The old regime was gone and in came a new staff with an old school approach to rebuilding the offensive line. Gettleman and head coach Pat Shurmur wanted to bring in big and angry individuals who can beat the man in front of them, one-on-one if need be. The Giants brought in offensive linemen who fit the mold of Gettleman’s “hog mollies”.

The biggest move was bringing in left tackle Nate Solder to replace Flowers, who was moved to the right tackle spot. In Solder, they found a player who played in seven AFC Championship Games, reaching four Super Bowls with two Lombardi Trophies with the New England Patriots. The Giants are hoping Solder will protect Manning’s blind side as he helped protect Tom Brady for seven seasons. The Giants are so confident they made Solder the NFL’s highest paid offensive lineman.
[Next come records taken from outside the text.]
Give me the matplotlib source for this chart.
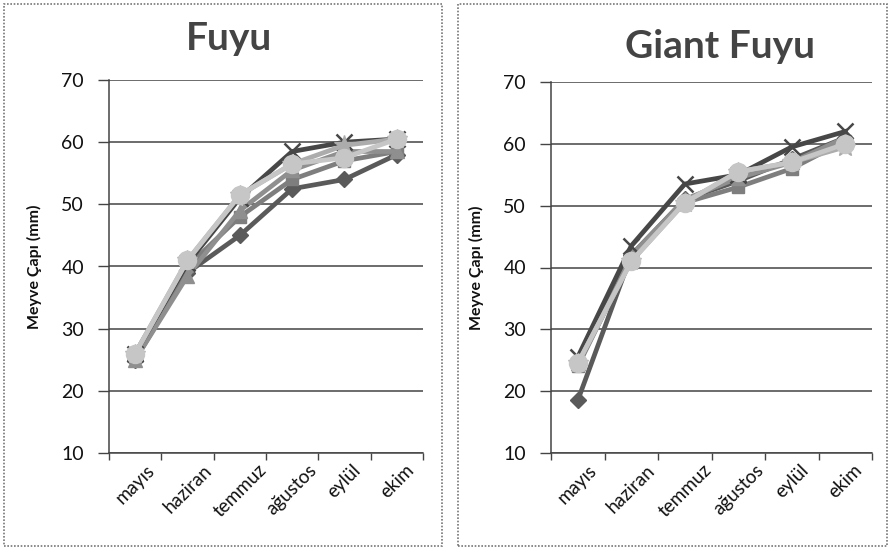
import matplotlib
matplotlib.use("Agg")
import matplotlib.pyplot as plt
from matplotlib.patches import Rectangle

plt.rcParams['font.family'] = ['Lato', 'DejaVu Sans']

months = ["mayıs", "haziran", "temmuz", "ağustos", "eylül", "ekim"]
yticks = [10, 20, 30, 40, 50, 60, 70]

# Fuyu fruit diameter (mm) per series
fuyu_diamond = [25.0, 39.0, 45.0, 52.5, 54.0, 58.0]
fuyu_square = [25.5, 40.0, 48.0, 54.0, 57.0, 58.5]
fuyu_triangle = [25.0, 38.5, 49.0, 55.5, 58.5, 58.5]
fuyu_x = [26.0, 40.5, 51.0, 58.5, 60.0, 60.5]
fuyu_star = [26.0, 41.0, 51.5, 56.5, 59.5, 60.5]
fuyu_circle = [26.0, 41.0, 51.5, 56.5, 57.5, 60.5]

# Giant Fuyu fruit diameter (mm) per series
giant_diamond = [18.5, 42.0, 51.0, 54.0, 57.5, 61.0]
giant_square = [24.0, 41.5, 50.5, 53.0, 56.0, 60.5]
giant_triangle = [24.5, 42.0, 51.0, 54.5, 57.0, 61.0]
giant_x = [25.5, 43.5, 53.5, 55.0, 59.5, 62.0]
giant_star = [24.5, 41.0, 50.5, 55.5, 57.0, 59.5]
giant_circle = [24.5, 41.0, 50.5, 55.5, 57.0, 60.0]

styles = [
    dict(color="#5a5a5a", marker="D", ms=8),
    dict(color="#7e7e7e", marker="s", ms=9),
    dict(color="#8f8f8f", marker="^", ms=10),
    dict(color="#474747", marker="x", ms=12, mew=1.8),
    dict(color="#acacac", marker="*", ms=15),
    dict(color="#c6c6c6", marker="o", ms=13),
]

W, H = 890, 549
fig = plt.figure(figsize=(W / 100, H / 100), dpi=100)
fig.patch.set_facecolor("white")


def px_axes(x0, y0, x1, y1):
    return fig.add_axes([x0 / W, 1 - y1 / H, (x1 - x0) / W, (y1 - y0) / H])


def panel(ax, title, series, title_xy, box):
    bx0, by0, bx1, by1 = box
    fig.patches.append(Rectangle((bx0 / W, 1 - by1 / H), (bx1 - bx0) / W, (by1 - by0) / H,
                                 transform=fig.transFigure, fill=False,
                                 edgecolor="#777777", lw=1.2, ls=(0, (1, 1))))
    x = list(range(len(months)))
    for vals, st in zip(series, styles):
        ax.plot(x, vals, color=st["color"], lw=3.4, marker=st["marker"],
                ms=st["ms"], mew=st.get("mew", 1), mfc=st["color"], mec=st["color"],
                solid_joinstyle="round", zorder=3)
    ax.set_xlim(-0.5, len(months) - 0.5)
    ax.set_ylim(10, 70)
    ax.set_yticks(yticks)
    ax.set_yticklabels([str(v) for v in yticks], fontsize=14, color="#111111")
    ax.set_xticks(x)
    ax.set_xticklabels(months, rotation=45, ha="center", va="top", fontsize=13.5,
                       color="#111111")
    ax.tick_params(axis="x", length=0, pad=6)
    ax.tick_params(axis="y", length=8, width=1, color="#444444", pad=10)
    ax.set_xticks([i - 0.5 for i in range(len(months) + 1)], minor=True)
    ax.tick_params(axis="x", which="minor", length=5, width=1, color="#444444")
    ax.grid(axis="y", color="#444444", lw=1.1, zorder=0)
    for s in ("top", "right"):
        ax.spines[s].set_visible(False)
    for s in ("left", "bottom"):
        ax.spines[s].set_color("#444444")
        ax.spines[s].set_linewidth(1.1)
    ax.set_ylabel("Meyve Çapı (mm)", fontsize=11.5, fontweight="bold", color="#111111",
                  labelpad=14)
    fig.text(title_xy[0] / W, 1 - title_xy[1] / H, title, fontsize=28, fontweight="bold",
             color="#444444", ha="center", va="center")


ax1 = px_axes(109, 80, 423, 453)
ax2 = px_axes(551, 82, 872, 453)

panel(ax1, "Fuyu",
      [fuyu_diamond, fuyu_square, fuyu_triangle, fuyu_x, fuyu_star, fuyu_circle],
      (229, 38), (4, 4, 442, 546))
panel(ax2, "Giant Fuyu",
      [giant_diamond, giant_square, giant_triangle, giant_x, giant_star, giant_circle],
      (720, 47), (458, 4, 887, 546))

fig.savefig("out.png", dpi=100, facecolor="white")
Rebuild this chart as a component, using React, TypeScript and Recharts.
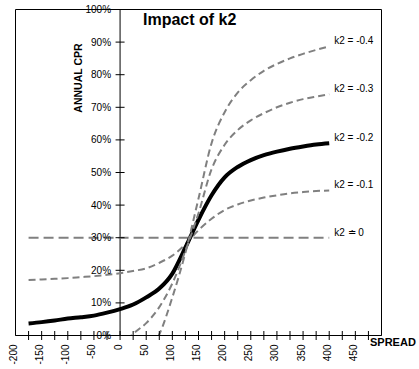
import React from "react";
import {
  Line,
  LineChart,
  ReferenceArea,
  ReferenceDot,
  ReferenceLine,
  XAxis,
  YAxis,
} from "recharts";

// spread values (bp) where each curve was read off
const SPREAD = [
  -175, -150, -125, -100, -75, -50, -25, 0, 25, 50, 75, 100, 125, 150, 175, 200,
  225, 250, 275, 300, 325, 350, 375, 400,
];

// annual CPR (%) per k2 value
const CPR_K2_0 = [
  30, 30, 30, 30, 30, 30, 30, 30, 30, 30, 30, 30, 30, 30, 30, 30, 30, 30, 30, 30,
  30, 30, 30, 30,
];
const CPR_K2_M01 = [
  17.0, 17.2, 17.4, 17.6, 17.9, 18.2, 18.6, 19.1, 19.8, 20.6, 22.3, 24.5, 28.0,
  32.3, 35.8, 38.5, 40.2, 41.4, 42.3, 43.0, 43.6, 44.0, 44.3, 44.5,
];
const CPR_K2_M02 = [
  3.7, 4.1, 4.6, 5.2, 5.6, 6.1, 7.0, 8.1, 9.5, 11.7, 14.4, 19.0, 27.0, 35.5, 43.0,
  48.5, 51.7, 53.8, 55.3, 56.4, 57.3, 58.0, 58.6, 59.0,
];
const CPR_K2_M03 = [
  null, null, null, null, null, null, null, -4, 0.5, 3.8, 8.7, 16.0, 26.0, 37.5,
  51.0, 58.5, 63.0, 66.0, 68.2, 70.0, 71.4, 72.5, 73.3, 74.0,
];
const CPR_K2_M04 = [
  null, null, null, null, null, null, null, null, null, -6, 0.3, 11.7, 25.4, 42.0,
  59.0, 68.5, 74.5, 78.3, 81.2, 83.3, 85.0, 86.4, 87.6, 88.7,
];

const X_TICKS = [
  -200, -175, -150, -125, -100, -75, -50, -25, 0, 25, 50, 75, 100, 125, 150, 175,
  200, 225, 250, 275, 300, 325, 350, 375, 400, 425, 450, 475, 500,
];
const Y_TICKS = [0, 10, 20, 30, 40, 50, 60, 70, 80, 90, 100];

const SERIES = [
  { key: "k0", label: "k2 \u2250  0", values: CPR_K2_0, color: "#808080", width: 2, dash: "10 5" },
  { key: "k1", label: "k2 = -0.1", values: CPR_K2_M01, color: "#808080", width: 2, dash: "7 4" },
  { key: "k2", label: "k2 = -0.2", values: CPR_K2_M02, color: "#000000", width: 4, dash: undefined },
  { key: "k3", label: "k2 = -0.3", values: CPR_K2_M03, color: "#808080", width: 2, dash: "7 4" },
  { key: "k4", label: "k2 = -0.4", values: CPR_K2_M04, color: "#808080", width: 2, dash: "7 4" },
];

const data = SPREAD.map((spread, i) => {
  const row: Record<string, number | null> = { spread };
  SERIES.forEach((s) => {
    row[s.key] = s.values[i];
  });
  return row;
});

const FONT = '"Liberation Sans", Arial, sans-serif';

function SpreadTick(props: any) {
  const { x, y, payload } = props;
  const v = payload.value;
  const inside = v > -200 && v < 500;
  return (
    <g>
      {inside && <line x1={x} x2={x} y1={y - 4.5} y2={y + 4.5} stroke="#000" />}
      {v % 50 === 0 && v < 500 && (
        <text
          x={x + 1.5}
          y={y + 9}
          transform={`rotate(-90 ${x + 1.5} ${y + 9})`}
          textAnchor="end"
          fontSize={10}
          fontFamily={FONT}
          fill="#000"
        >
          {v}
        </text>
      )}
    </g>
  );
}

export default function App() {
  return (
    <div style={{ position: "absolute", left: 0, top: 0, width: 419, height: 369, background: "#fff" }}>
      <LineChart
        width={419}
        height={369}
        data={data}
        margin={{ left: 15.5, top: 9.5, right: 37.5, bottom: 3.5 }}
      >
        <XAxis
          dataKey="spread"
          type="number"
          domain={[-200, 500]}
          ticks={X_TICKS}
          interval={0}
          allowDataOverflow
          height={30}
          tickSize={0}
          tickMargin={0}
          tickLine={false}
          axisLine={{ stroke: "#000" }}
          tick={(p: any) => <SpreadTick {...p} />}
        />
        <YAxis hide type="number" domain={[0, 100]} allowDataOverflow />
        <ReferenceArea
          x1={-200}
          x2={500}
          y1={0}
          y2={100}
          fill="none"
          fillOpacity={0}
          stroke="#000"
          strokeWidth={1}
          ifOverflow="visible"
        />
        <ReferenceLine x={0} stroke="#000" ifOverflow="visible" />
        {Y_TICKS.map((v) => (
          <ReferenceDot
            key={`yt${v}`}
            x={0}
            y={v}
            r={0}
            ifOverflow="visible"
            shape={(p: any) => (
              <g>
                <line x1={p.cx - 4.5} x2={p.cx + 4.5} y1={p.cy} y2={p.cy} stroke="#000" />
                <text
                  x={p.cx - 9}
                  y={p.cy + 3.5}
                  textAnchor="end"
                  fontSize={10}
                  fontFamily={FONT}
                  fill="#000"
                >
                  {`${v}%`}
                </text>
              </g>
            )}
          />
        ))}
        {SERIES.map((s) => (
          <Line
            key={s.key}
            dataKey={s.key}
            type="monotone"
            stroke={s.color}
            strokeWidth={s.width}
            strokeDasharray={s.dash}
            dot={false}
            activeDot={false}
            isAnimationActive={false}
          />
        ))}
        {SERIES.map((s) => (
          <ReferenceDot
            key={`lbl${s.key}`}
            x={SPREAD[SPREAD.length - 1]}
            y={s.values[s.values.length - 1] as number}
            r={0}
            ifOverflow="visible"
            shape={(p: any) => (
              <text
                x={p.cx + 5}
                y={p.cy - 2}
                fontSize={10}
                fontFamily={FONT}
                fill="#000"
              >
                {s.label}
              </text>
            )}
          />
        ))}
      </LineChart>
      <svg
        width={419}
        height={369}
        style={{ position: "absolute", left: 0, top: 0, pointerEvents: "none" }}
      >
        <text x={143} y={25} fontSize={16} fontWeight="bold" fontFamily={FONT} fill="#000">
          Impact of k2
        </text>
        <text
          x={81.5}
          y={78}
          transform="rotate(-90 81.5 78)"
          textAnchor="middle"
          fontSize={10.5}
          fontWeight="bold"
          fontFamily={FONT}
          fill="#000"
        >
          ANNUAL CPR
        </text>
        <text x={370} y={346} fontSize={11} fontWeight="bold" fontFamily={FONT} fill="#000">
          SPREAD
        </text>
      </svg>
    </div>
  );
}
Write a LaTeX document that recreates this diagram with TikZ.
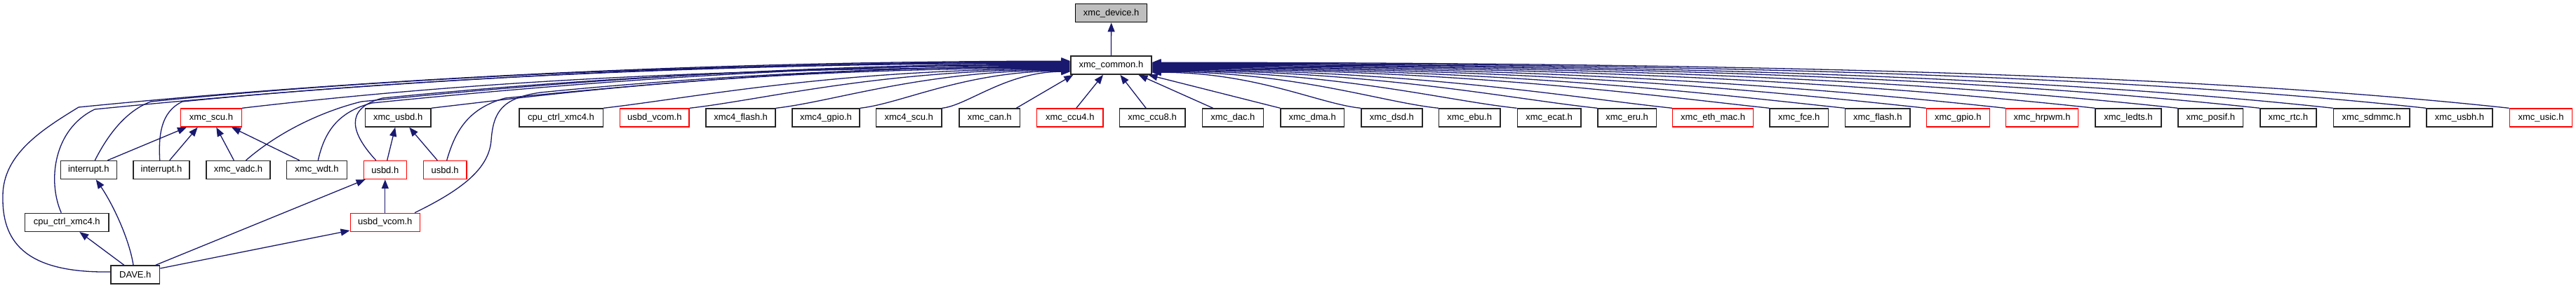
\documentclass[tikz,border=0pt]{standalone}
\usepackage{fontspec}
\setmainfont{Liberation Sans}
\usetikzlibrary{arrows.meta}
\definecolor{edgec}{RGB}{25,25,112}
\definecolor{devfill}{RGB}{191,191,191}
\tikzset{
  box/.style={draw=black!85, line width=1.4pt, minimum height=26pt, inner sep=0pt, fill=white, font=\fontsize{13}{15}\selectfont},
  redbox/.style={box, draw=red},
  dep/.style={draw=edgec, line width=1.3pt, -{Triangle[length=13pt,width=10pt]}}
}
\begin{document}
\begin{tikzpicture}[x=1pt,y=-1pt]
\useasboundingbox[fill=white] (0,0) rectangle (3671,411);
% row 0 / 1
\node[box, fill=devfill, draw=black, minimum width=102pt] (device) at (1583.7,18.7) {xmc\_device.h};
\node[box, minimum width=114.8pt] (common) at (1583.4,93.2) {xmc\_common.h};
% row 2
\node[redbox, minimum width=86.7pt] (scu) at (301,168) {xmc\_scu.h};
\node[box, minimum width=93.4pt] (usbdx) at (567.2,168) {xmc\_usbd.h};
\node[box, minimum width=119.4pt] (cpuB) at (799.5,168) {cpu\_ctrl\_xmc4.h};
\node[redbox, minimum width=98.4pt] (vcomB) at (932.9,168) {usbd\_vcom.h};
\node[box, minimum width=99pt] (flashF) at (1055.6,168) {xmc4\_flash.h};
\node[box, minimum width=96pt] (gpioF) at (1177,168) {xmc4\_gpio.h};
\node[box, minimum width=93.3pt] (scuF) at (1295.2,168) {xmc4\_scu.h};
\node[box, minimum width=86.8pt] (can) at (1410.2,168) {xmc\_can.h};
\node[redbox, minimum width=94.3pt] (ccuF) at (1524.8,168) {xmc\_ccu4.h};
\node[box, minimum width=93.4pt] (ccuE) at (1642.1,168) {xmc\_ccu8.h};
\node[box, minimum width=87.2pt] (dac) at (1756.9,168) {xmc\_dac.h};
\node[box, minimum width=90.3pt] (dma) at (1870.2,168) {xmc\_dma.h};
\node[box, minimum width=87.2pt] (dsd) at (1983.4,168) {xmc\_dsd.h};
\node[box, minimum width=87.3pt] (ebu) at (2094.2,168) {xmc\_ebu.h};
\node[box, minimum width=90.8pt] (ecat) at (2207.6,168) {xmc\_ecat.h};
\node[box, minimum width=83.2pt] (eru) at (2318.6,168) {xmc\_eru.h};
\node[redbox, minimum width=114.8pt] (ethmac) at (2441.1,168) {xmc\_eth\_mac.h};
\node[box, minimum width=83.6pt] (fce) at (2563.8,168) {xmc\_fce.h};
\node[box, minimum width=92.4pt] (flash) at (2675.8,168) {xmc\_flash.h};
\node[redbox, minimum width=89.8pt] (gpio) at (2790.3,168) {xmc\_gpio.h};
\node[redbox, minimum width=103pt] (hrpwm) at (2910,168) {xmc\_hrpwm.h};
\node[box, minimum width=93.7pt] (ledts) at (3033,168) {xmc\_ledts.h};
\node[box, minimum width=92.7pt] (posif) at (3150.3,168) {xmc\_posif.h};
\node[box, minimum width=80pt] (rtc) at (3260.8,168) {xmc\_rtc.h};
\node[box, minimum width=108.4pt] (sdmmc) at (3379.6,168) {xmc\_sdmmc.h};
\node[box, minimum width=94.3pt] (usbh) at (3505,168) {xmc\_usbh.h};
\node[redbox, minimum width=89.5pt] (usic) at (3621,168) {xmc\_usic.h};
% row 3
\node[box, minimum width=80pt] (intA) at (126.3,242.5) {interrupt.h};
\node[box, minimum width=80pt] (intB) at (230,242.5) {interrupt.h};
\node[box, minimum width=91.3pt] (vadc) at (339.5,242.5) {xmc\_vadc.h};
\node[box, minimum width=85.7pt] (wdt) at (451.5,242.5) {xmc\_wdt.h};
\node[redbox, minimum width=61pt] (usbdA) at (548.8,242.5) {usbd.h};
\node[redbox, minimum width=61.7pt] (usbdB) at (634.2,242.5) {usbd.h};
% row 4
\node[box, minimum width=119.3pt] (cpuC) at (95.3,317.3) {cpu\_ctrl\_xmc4.h};
\node[redbox, minimum width=99pt] (vcomC) at (548.8,317.3) {usbd\_vcom.h};
% row 5
\node[box, minimum width=69.7pt] (dave) at (192.8,392) {DAVE.h};

% edges
\draw[dep] (common.north) -- (device.south);
% right side straight
\draw[dep] ([xshift=9pt]ccuF.north) -- ([xshift=-11.4pt]common.south);
\draw[dep] ([xshift=-9pt]ccuE.north) -- ([xshift=13pt]common.south);
\draw[dep] ([xshift=16pt]dac.north west) -- ([xshift=-19pt]common.south east);
\draw[dep] (dma.north west) -- ([xshift=-5pt]common.south east);
% right side curves
\draw[dep] (dsd.north west) .. controls (1880.0,148.4) and (1790.4,103.2) .. ([yshift=-10pt]common.east);
\draw[dep] (ebu.north west) .. controls (1968.6,146.0) and (1845.8,102.2) .. ([yshift=-9pt]common.east);
\draw[dep] (ecat.north west) .. controls (2058.0,143.5) and (1901.6,101.2) .. ([yshift=-8pt]common.east);
\draw[dep] (eru.north west) .. controls (2149.8,141.0) and (1959.0,100.2) .. ([yshift=-7pt]common.east);
\draw[dep] (ethmac.north west) .. controls (2235.2,138.7) and (2012.4,99.2) .. ([yshift=-6pt]common.east);
\draw[dep] (fce.north west) .. controls (2345.8,135.6) and (2081.5,98.2) .. ([yshift=-5pt]common.east);
\draw[dep] (flash.north west) .. controls (2431.9,133.3) and (2135.3,97.2) .. ([yshift=-4pt]common.east);
\draw[dep] (gpio.north west) .. controls (2524.5,130.7) and (2193.2,96.2) .. ([yshift=-3pt]common.east);
\draw[dep] (hrpwm.north west) .. controls (2614.9,128.2) and (2249.7,95.2) .. ([yshift=-2pt]common.east);
\draw[dep] (ledts.north west) .. controls (2717.1,125.4) and (2313.6,94.2) .. ([yshift=-1pt]common.east);
\draw[dep] (posif.north west) .. controls (2811.3,122.8) and (2372.5,93.2) .. (common.east);
\draw[dep] (rtc.north west) .. controls (2904.8,120.2) and (2430.9,92.2) .. ([yshift=1pt]common.east);
\draw[dep] (sdmmc.north west) .. controls (2988.5,117.9) and (2483.2,91.2) .. ([yshift=2pt]common.east);
\draw[dep] (usbh.north west) .. controls (3094.4,115.0) and (2549.4,90.2) .. ([yshift=3pt]common.east);
\draw[dep] (usic.north west) .. controls (3189.2,112.4) and (2608.6,89.2) .. ([yshift=4pt]common.east);
% left side row 2
\draw[dep] ([xshift=-6pt]can.north east) -- ([xshift=4pt]common.south west);
\draw[dep] (scuF.north east) .. controls (1378.6,150.6) and (1433.9,102.2) .. ([yshift=-9pt]common.west);
\draw[dep] (gpioF.north east) .. controls (1285.2,147.8) and (1375.5,101.2) .. ([yshift=-8pt]common.west);
\draw[dep] (flashF.north east) .. controls (1189.3,144.9) and (1315.5,100.2) .. ([yshift=-7pt]common.west);
\draw[dep] (vcomB.north east) .. controls (1090.9,142) and (1254.1,99.2) .. ([yshift=-6pt]common.west);
\draw[dep] (cpuB.north east) .. controls (992.6,139) and (1192.6,98.2) .. ([yshift=-5pt]common.west);
\draw[dep] (usbdx.north east) .. controls (796.2,133.1) and (1069.9,97.2) .. ([yshift=-4pt]common.west);
\draw[dep] (scu.north east) .. controls (580.7,126.6) and (935.2,96.2) .. ([yshift=-3pt]common.west);
% long left curves
\draw[dep] ([yshift=4pt]dave.west) .. controls (30,390) and (3,340) .. (4,280) .. controls (4,220) and (60,185) .. (112,153) .. controls (465.5,117.7) and (960.4,87.2) .. ([yshift=6pt]common.west);
\draw[dep] ([xshift=-8pt]cpuC.north) .. controls (68,260) and (75,185) .. (135,156) .. controls (482.8,121.2) and (969.6,88.2) .. ([yshift=5pt]common.west);
\draw[dep] ([xshift=9pt]intA.north) .. controls (150,200) and (175,160) .. (215,145) .. controls (542.8,112.2) and (1001.6,89.2) .. ([yshift=4pt]common.west);
\draw[dep] ([xshift=-2.3pt]intB.north) .. controls (226,195) and (228,160) .. (260,145) .. controls (576.5,113.4) and (1019.6,90.2) .. ([yshift=3pt]common.west);
\draw[dep] ([xshift=11pt]vadc.north) .. controls (395,190) and (455,160) .. (515,145) .. controls (767.8,119.7) and (1121.6,91.2) .. ([yshift=2pt]common.west);
\draw[dep] ([xshift=1.8pt]wdt.north) .. controls (462,190) and (480,160) .. (530,147) .. controls (779,122.1) and (1127.6,92.2) .. ([yshift=1pt]common.west);
\draw[dep] ([xshift=-13pt]usbdA.north) .. controls (500,190) and (490,155) .. (545,140) .. controls (790.3,115.5) and (1133.6,93.2) .. (common.west);
\draw[dep] ([xshift=2.5pt]usbdB.north) .. controls (648,190) and (665,155) .. (720,140) .. controls (921.5,119.9) and (1203.6,94.2) .. ([yshift=-1pt]common.west);
\draw[dep] ([xshift=-8pt]vcomC.north east) .. controls (660,270) and (697,240) .. (700,200) .. controls (703,160) and (715,140) .. (770,132) .. controls (959,113.1) and (1223.6,95.2) .. ([yshift=-2pt]common.west);
% row 3 to scu / xmc_usbd
\draw[dep] ([xshift=27pt]intA.north) -- ([xshift=9pt]scu.south west);
\draw[dep] ([xshift=11.7pt]intB.north) -- ([xshift=-19.3pt]scu.south);
\draw[dep] ([xshift=-6.2pt]vadc.north) -- ([xshift=7.3pt]scu.south);
\draw[dep] ([xshift=-24.8pt]wdt.north) -- ([xshift=29pt]scu.south);
\draw[dep] ([xshift=2.9pt]usbdA.north) -- ([xshift=-4pt]usbdx.south);
\draw[dep] ([xshift=-10.9pt]usbdB.north) -- ([xshift=16pt]usbdx.south);
\draw[dep] (vcomC.north) -- (usbdA.south);
% DAVE edges
\draw[dep] ([xshift=-16pt]dave.north) -- ([xshift=18pt]cpuC.south);
\draw[dep] ([xshift=-2.8pt]dave.north) .. controls (184,340) and (160,290) .. ([xshift=10.4pt]intA.south);
\draw[dep] ([xshift=29pt]dave.north) -- ([xshift=3pt]usbdA.south west);
\draw[dep] ([yshift=9pt]dave.east) -- ([yshift=2pt]vcomC.south west);
\end{tikzpicture}
\end{document}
Another upgrade via free agency came in the form of 6-foot-4, 327-pound mauler Patrick Omameh. Omameh spent last season with the Jacksonville Jaguars. He wasn’t re-signed because they brought in All-Pro guard Andrew Norwell (whom the Giants was interested in as well). Omameh isn’t an All-Pro but he is a big improvement at the guard spot.

One of the biggest additions to this unit is second-round draft pick Will Hernandez. Hernandez, who stands 6-foot-3 and weights 327 pounds, brings a mean streak reminiscent of the likes of Rich Seubert and Chris Snee. Hernandez is the epitome of what Gettleman envisions when he describes the kind of attitude needed to be a successful offensive lineman in the NFL. He is mean, nasty, and not going to back down from anyone. He demonstrated that when he mixed it up with 6-foot-3, 341 pound Damon “Snacks” Harrison during last month’s minicamp.

They are hoping the much maligned Flowers succeeds at the right tackle position though it may not be as a easy transition as some may think. A training camp battle for the center spot between Brett Jones (who started 13 games last season) and Jon Halapio (who started six games last season) is currently providing positive results as both men seem up to the job.

The phrase “you win in the trenches” is reiterated over and over again by every analyst, coach, and general manager. If you can’t run the ball when the defense knows you are running and you can’t protect the quarterback long enough for plays to develop it doesn’t matter who your skill position players are. They won’t be allowed to accomplish what they must for an offense to be successful. With the additions of these throwback players, the Giants think that success isn’t too far away.